Telecom companies preferred to pay penalties instead of rolling out services in the unremunerative areas as it would entail huge expenditures for them.

NEW DELHI, June 16

THE Department of Telecommunications (DoT) has set a deadline for the five private basic operators to fulfil their rural telephony obligations.

In a terse letter sent to all the operators - Reliance Telecom, Tata Teleservices, Bharti Telenet, HFCL Infotel and Shyam Telecom - the department has set June 30 for providing village public telephones (VPT) in 50 per cent of the uncovered villages in their service areas that they had committed in the first three years of their operations. All of them had started operation in 1997 and had committed to provide telephones in 97,806 villages across six circles (Gujarat, Andhra Pradesh, Maharashtra, Madhya Pradesh, Punjab and Rajasthan) by 2000. To date they have managed to connect only 7,123 villages.
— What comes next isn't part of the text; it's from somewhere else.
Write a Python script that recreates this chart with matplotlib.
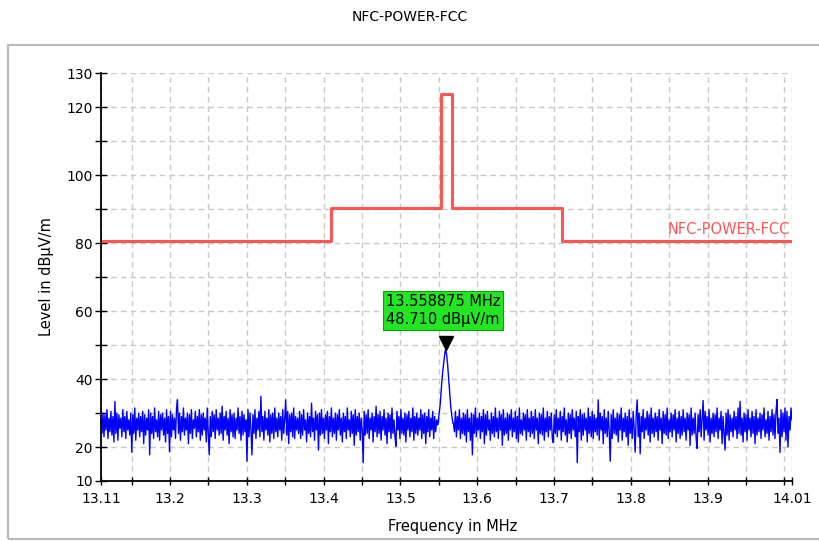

Despite repeated warnings that their licences could be terminated and extension of the earlier deadlines, the companies preferred to pay the penalties instead of rolling out services in the unremunerative areas as it would entail huge expenditures for them. In fact, to date they have paid Rs 53.75 crore in liquidated damages for non-commissioning of the promised services.

DoT has finally put its foot down and set a deadline for fulfilling at least half of their commitments by end-June and remaining half by December. Although this should read 48,9043 villages, the actual numbers are much lower as Bharat Sanchar Nigam Ltd (BSNL) has already stepped in and provided connections in many of these villages. The DoT letter has provided a leeway to the operators by stating that "depopulated" villages, towns with less than 100 population, "naxalite-infested" areas and the places which can only be covered by satellite media are to be exempted from this deadline.

While the private operators are pleased with the concessions that have been granted, BSNL officials are not too happy. The whole burden of providing rural coverage that is being undertaken by BSNL will continue to remain so, they said. They pointed out that while it is justifiable to exclude villages with less than 100 population, and naxalite-affected, the villages that can only be covered by satellite should not have been excused. With no deadline for such villages they will continue to be neglected, as the private operators will not invest in setting up satellite telephone connections, they said.